» Task details: Return the data exactly, with all pictures removed.

==========

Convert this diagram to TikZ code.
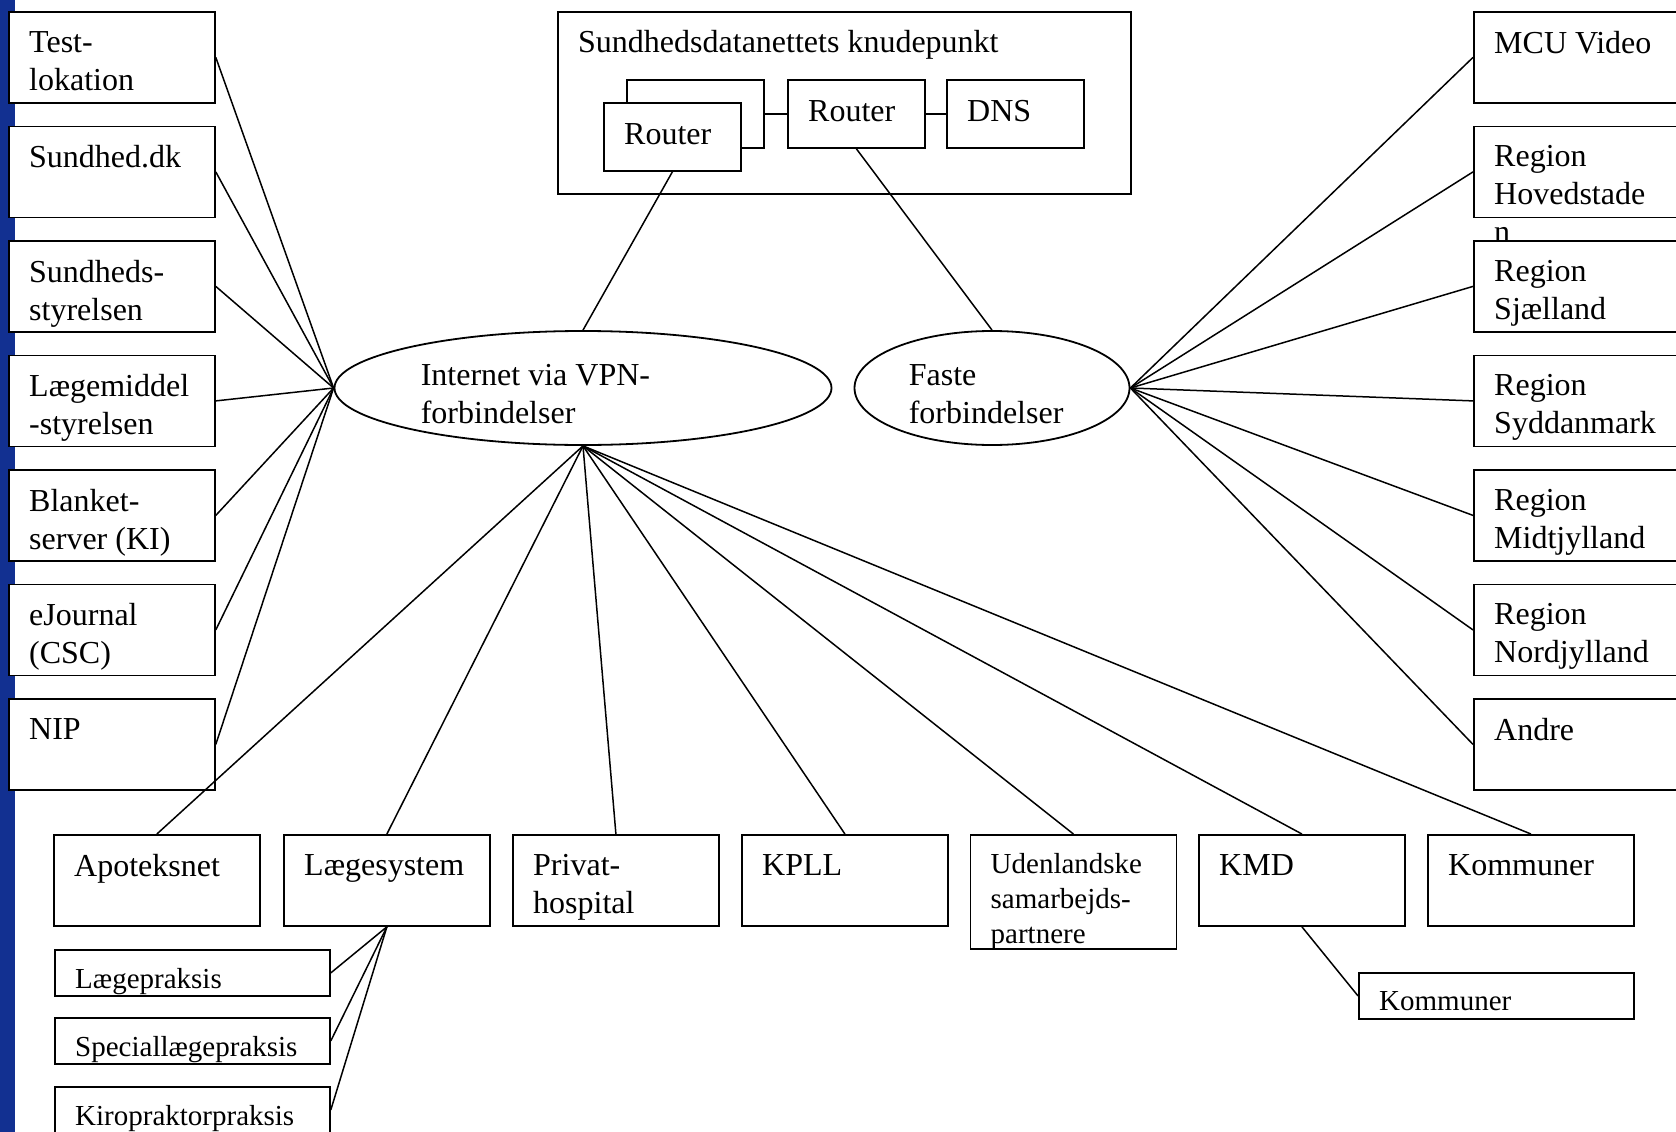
\documentclass[tikz,border=0pt]{standalone}
\usepackage{fontspec}
\setmainfont{Liberation Serif}
\usetikzlibrary{shapes.geometric}

\definecolor{balkblaa}{RGB}{18,48,145}

\tikzset{
  boks/.style={draw, fill=white, line width=1.8pt, anchor=north west, inner sep=0pt,
               minimum width=206pt, minimum height=91pt},
  lilleboks/.style={boks, minimum width=275pt, minimum height=46pt},
  routerboks/.style={boks, minimum width=137pt, minimum height=68pt},
  sky/.style={draw, ellipse, line width=1.8pt, inner sep=0pt, minimum height=114pt},
  tekst/.style={anchor=north west, inner sep=0pt, align=left, font=\fontsize{32}{38}\selectfont},
  ind/.style={tekst, xshift=21pt, yshift=-20pt},
  smaaind/.style={tekst, font=\fontsize{29}{35}\selectfont, xshift=21pt, yshift=-19pt},
  forbindelse/.style={line width=1.5pt},
}

\begin{document}
\begin{tikzpicture}[x=1pt, y=-1pt]
    \useasboundingbox (0,0) rectangle (1676,1132);
    \fill[balkblaa] (0,0) rectangle (15,1132);

    % knudepunkt
    \node[boks, minimum width=573pt, minimum height=182pt,
          label={[ind, yshift=0.5pt]north west:Sundhedsdatanettets knudepunkt}] (knudepunkt) at (557,11) {};
    \node[routerboks] (bagrouter) at (626,79) {};
    \node[routerboks, label={[ind, yshift=-1pt]north west:Router}] (router) at (603,102) {};
    \node[routerboks, label={[ind, yshift=-1pt]north west:Router}] (router2) at (787,79) {};
    \node[routerboks, label={[ind, yshift=-1pt]north west:DNS}] (dns) at (946,79) {};

    % forbindelser
    \node[sky, minimum width=497pt,
          label={[tekst, xshift=87pt, yshift=24pt]west:Internet via VPN-\\forbindelser}] (internet) at (583,388) {};
    \node[sky, minimum width=275pt,
          label={[tekst, xshift=55pt, yshift=24pt]west:Faste\\forbindelser}] (faste) at (992,388) {};

    % venstre
    \node[boks, label={[ind]north west:Test-\\lokation}] (test) at (8,11) {};
    \node[boks, label={[ind]north west:Sundhed.dk}] (sundheddk) at (8,125.5) {};
    \node[boks, label={[ind]north west:Sundheds-\\styrelsen}] (sst) at (8,240) {};
    \node[boks, label={[ind]north west:Lægemiddel\\-styrelsen}] (lms) at (8,354.5) {};
    \node[boks, label={[ind]north west:Blanket-\\server (KI)}] (blanket) at (8,469) {};
    \node[boks, label={[ind]north west:eJournal\\(CSC)}] (ejournal) at (8,583.5) {};
    \node[boks, label={[ind]north west:NIP}] (nip) at (8,698) {};

    % hoejre
    \node[boks, label={[ind]north west:MCU Video}] (mcu) at (1473,11) {};
    \node[boks, label={[ind]north west:Region\\Hovedstade\\n}] (hovedstaden) at (1473,125.5) {};
    \node[boks, label={[ind]north west:Region\\Sjælland}] (sjaelland) at (1473,240) {};
    \node[boks, label={[ind]north west:Region\\Syddanmark}] (syddanmark) at (1473,354.5) {};
    \node[boks, label={[ind]north west:Region\\Midtjylland}] (midtjylland) at (1473,469) {};
    \node[boks, label={[ind]north west:Region\\Nordjylland}] (nordjylland) at (1473,583.5) {};
    \node[boks, label={[ind]north west:Andre}] (andre) at (1473,698) {};

    % nederst
    \node[boks, label={[ind]north west:Apoteksnet}] (apoteksnet) at (53,834) {};
    \node[boks, label={[ind]north west:Lægesystem}] (laegesystem) at (283,834) {};
    \node[boks, label={[ind]north west:Privat-\\hospital}] (privat) at (512,834) {};
    \node[boks, label={[ind]north west:KPLL}] (kpll) at (741,834) {};
    \node[boks, minimum height=114pt,
          label={[smaaind]north west:Udenlandske\\samarbejds-\\partnere}] (udenlandske) at (969.5,834) {};
    \node[boks, label={[ind]north west:KMD}] (kmd) at (1198,834) {};
    \node[boks, label={[ind]north west:Kommuner}] (kommuner) at (1427,834) {};

    \node[lilleboks, label={[smaaind]north west:Lægepraksis}] (laegepraksis) at (54,949) {};
    \node[lilleboks, label={[smaaind]north west:Speciallægepraksis}] (speciallaege) at (54,1017) {};
    \node[lilleboks, label={[smaaind]north west:Kiropraktorpraksis}] (kiro) at (54,1086) {};
    \node[lilleboks, label={[smaaind]north west:Kommuner}] (kmdkommuner) at (1358,972) {};

    % linjer
    \draw[forbindelse] (bagrouter.east) -- (router2.west);
    \draw[forbindelse] (router2.east) -- (dns.west);
    \draw[forbindelse] (router.south) -- (internet.north);
    \draw[forbindelse] (router2.south) -- (faste.north);

    \draw[forbindelse] (test.east) -- (internet.west);
    \draw[forbindelse] (sundheddk.east) -- (internet.west);
    \draw[forbindelse] (sst.east) -- (internet.west);
    \draw[forbindelse] (lms.east) -- (internet.west);
    \draw[forbindelse] (blanket.east) -- (internet.west);
    \draw[forbindelse] (ejournal.east) -- (internet.west);
    \draw[forbindelse] (nip.east) -- (internet.west);

    \draw[forbindelse] (faste.east) -- (mcu.west);
    \draw[forbindelse] (faste.east) -- (hovedstaden.west);
    \draw[forbindelse] (faste.east) -- (sjaelland.west);
    \draw[forbindelse] (faste.east) -- (syddanmark.west);
    \draw[forbindelse] (faste.east) -- (midtjylland.west);
    \draw[forbindelse] (faste.east) -- (nordjylland.west);
    \draw[forbindelse] (faste.east) -- (andre.west);

    \draw[forbindelse] (internet.south) -- (apoteksnet.north);
    \draw[forbindelse] (internet.south) -- (laegesystem.north);
    \draw[forbindelse] (internet.south) -- (privat.north);
    \draw[forbindelse] (internet.south) -- (kpll.north);
    \draw[forbindelse] (internet.south) -- (udenlandske.north);
    \draw[forbindelse] (internet.south) -- (kmd.north);
    \draw[forbindelse] (internet.south) -- (kommuner.north);

    \draw[forbindelse] (laegesystem.south) -- (laegepraksis.east);
    \draw[forbindelse] (laegesystem.south) -- (speciallaege.east);
    \draw[forbindelse] (laegesystem.south) -- (kiro.east);
    \draw[forbindelse] (kmd.south) -- (kmdkommuner.west);
\end{tikzpicture}
\end{document}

==========

» Reply:
Convert this diagram to TikZ code.
\documentclass[tikz,border=0pt]{standalone}
\usepackage{fontspec}
\setmainfont{Liberation Serif}
\usetikzlibrary{shapes.geometric}

\definecolor{balkblaa}{RGB}{18,48,145}

\tikzset{
  boks/.style={draw, fill=white, line width=1.8pt, anchor=north west, inner sep=0pt,
               minimum width=206pt, minimum height=91pt},
  lilleboks/.style={boks, minimum width=275pt, minimum height=46pt},
  routerboks/.style={boks, minimum width=137pt, minimum height=68pt},
  sky/.style={draw, ellipse, line width=1.8pt, inner sep=0pt, minimum height=114pt},
  tekst/.style={anchor=north west, inner sep=0pt, align=left, font=\fontsize{32}{38}\selectfont},
  ind/.style={tekst, xshift=21pt, yshift=-20pt},
  smaaind/.style={tekst, font=\fontsize{29}{35}\selectfont, xshift=21pt, yshift=-19pt},
  forbindelse/.style={line width=1.5pt},
}

\begin{document}
\begin{tikzpicture}[x=1pt, y=-1pt]
    \useasboundingbox (0,0) rectangle (1676,1132);
    \fill[balkblaa] (0,0) rectangle (15,1132);

    % knudepunkt
    \node[boks, minimum width=573pt, minimum height=182pt,
          label={[ind, yshift=0.5pt]north west:Sundhedsdatanettets knudepunkt}] (knudepunkt) at (557,11) {};
    \node[routerboks] (bagrouter) at (626,79) {};
    \node[routerboks, label={[ind, yshift=-1pt]north west:Router}] (router) at (603,102) {};
    \node[routerboks, label={[ind, yshift=-1pt]north west:Router}] (router2) at (787,79) {};
    \node[routerboks, label={[ind, yshift=-1pt]north west:DNS}] (dns) at (946,79) {};

    % forbindelser
    \node[sky, minimum width=497pt,
          label={[tekst, xshift=87pt, yshift=24pt]west:Internet via VPN-\\forbindelser}] (internet) at (583,388) {};
    \node[sky, minimum width=275pt,
          label={[tekst, xshift=55pt, yshift=24pt]west:Faste\\forbindelser}] (faste) at (992,388) {};

    % venstre
    \node[boks, label={[ind]north west:Test-\\lokation}] (test) at (8,11) {};
    \node[boks, label={[ind]north west:Sundhed.dk}] (sundheddk) at (8,125.5) {};
    \node[boks, label={[ind]north west:Sundheds-\\styrelsen}] (sst) at (8,240) {};
    \node[boks, label={[ind]north west:Lægemiddel\\-styrelsen}] (lms) at (8,354.5) {};
    \node[boks, label={[ind]north west:Blanket-\\server (KI)}] (blanket) at (8,469) {};
    \node[boks, label={[ind]north west:eJournal\\(CSC)}] (ejournal) at (8,583.5) {};
    \node[boks, label={[ind]north west:NIP}] (nip) at (8,698) {};

    % hoejre
    \node[boks, label={[ind]north west:MCU Video}] (mcu) at (1473,11) {};
    \node[boks, label={[ind]north west:Region\\Hovedstade\\n}] (hovedstaden) at (1473,125.5) {};
    \node[boks, label={[ind]north west:Region\\Sjælland}] (sjaelland) at (1473,240) {};
    \node[boks, label={[ind]north west:Region\\Syddanmark}] (syddanmark) at (1473,354.5) {};
    \node[boks, label={[ind]north west:Region\\Midtjylland}] (midtjylland) at (1473,469) {};
    \node[boks, label={[ind]north west:Region\\Nordjylland}] (nordjylland) at (1473,583.5) {};
    \node[boks, label={[ind]north west:Andre}] (andre) at (1473,698) {};

    % nederst
    \node[boks, label={[ind]north west:Apoteksnet}] (apoteksnet) at (53,834) {};
    \node[boks, label={[ind]north west:Lægesystem}] (laegesystem) at (283,834) {};
    \node[boks, label={[ind]north west:Privat-\\hospital}] (privat) at (512,834) {};
    \node[boks, label={[ind]north west:KPLL}] (kpll) at (741,834) {};
    \node[boks, minimum height=114pt,
          label={[smaaind]north west:Udenlandske\\samarbejds-\\partnere}] (udenlandske) at (969.5,834) {};
    \node[boks, label={[ind]north west:KMD}] (kmd) at (1198,834) {};
    \node[boks, label={[ind]north west:Kommuner}] (kommuner) at (1427,834) {};

    \node[lilleboks, label={[smaaind]north west:Lægepraksis}] (laegepraksis) at (54,949) {};
    \node[lilleboks, label={[smaaind]north west:Speciallægepraksis}] (speciallaege) at (54,1017) {};
    \node[lilleboks, label={[smaaind]north west:Kiropraktorpraksis}] (kiro) at (54,1086) {};
    \node[lilleboks, label={[smaaind]north west:Kommuner}] (kmdkommuner) at (1358,972) {};

    % linjer
    \draw[forbindelse] (bagrouter.east) -- (router2.west);
    \draw[forbindelse] (router2.east) -- (dns.west);
    \draw[forbindelse] (router.south) -- (internet.north);
    \draw[forbindelse] (router2.south) -- (faste.north);

    \draw[forbindelse] (test.east) -- (internet.west);
    \draw[forbindelse] (sundheddk.east) -- (internet.west);
    \draw[forbindelse] (sst.east) -- (internet.west);
    \draw[forbindelse] (lms.east) -- (internet.west);
    \draw[forbindelse] (blanket.east) -- (internet.west);
    \draw[forbindelse] (ejournal.east) -- (internet.west);
    \draw[forbindelse] (nip.east) -- (internet.west);

    \draw[forbindelse] (faste.east) -- (mcu.west);
    \draw[forbindelse] (faste.east) -- (hovedstaden.west);
    \draw[forbindelse] (faste.east) -- (sjaelland.west);
    \draw[forbindelse] (faste.east) -- (syddanmark.west);
    \draw[forbindelse] (faste.east) -- (midtjylland.west);
    \draw[forbindelse] (faste.east) -- (nordjylland.west);
    \draw[forbindelse] (faste.east) -- (andre.west);

    \draw[forbindelse] (internet.south) -- (apoteksnet.north);
    \draw[forbindelse] (internet.south) -- (laegesystem.north);
    \draw[forbindelse] (internet.south) -- (privat.north);
    \draw[forbindelse] (internet.south) -- (kpll.north);
    \draw[forbindelse] (internet.south) -- (udenlandske.north);
    \draw[forbindelse] (internet.south) -- (kmd.north);
    \draw[forbindelse] (internet.south) -- (kommuner.north);

    \draw[forbindelse] (laegesystem.south) -- (laegepraksis.east);
    \draw[forbindelse] (laegesystem.south) -- (speciallaege.east);
    \draw[forbindelse] (laegesystem.south) -- (kiro.east);
    \draw[forbindelse] (kmd.south) -- (kmdkommuner.west);
\end{tikzpicture}
\end{document}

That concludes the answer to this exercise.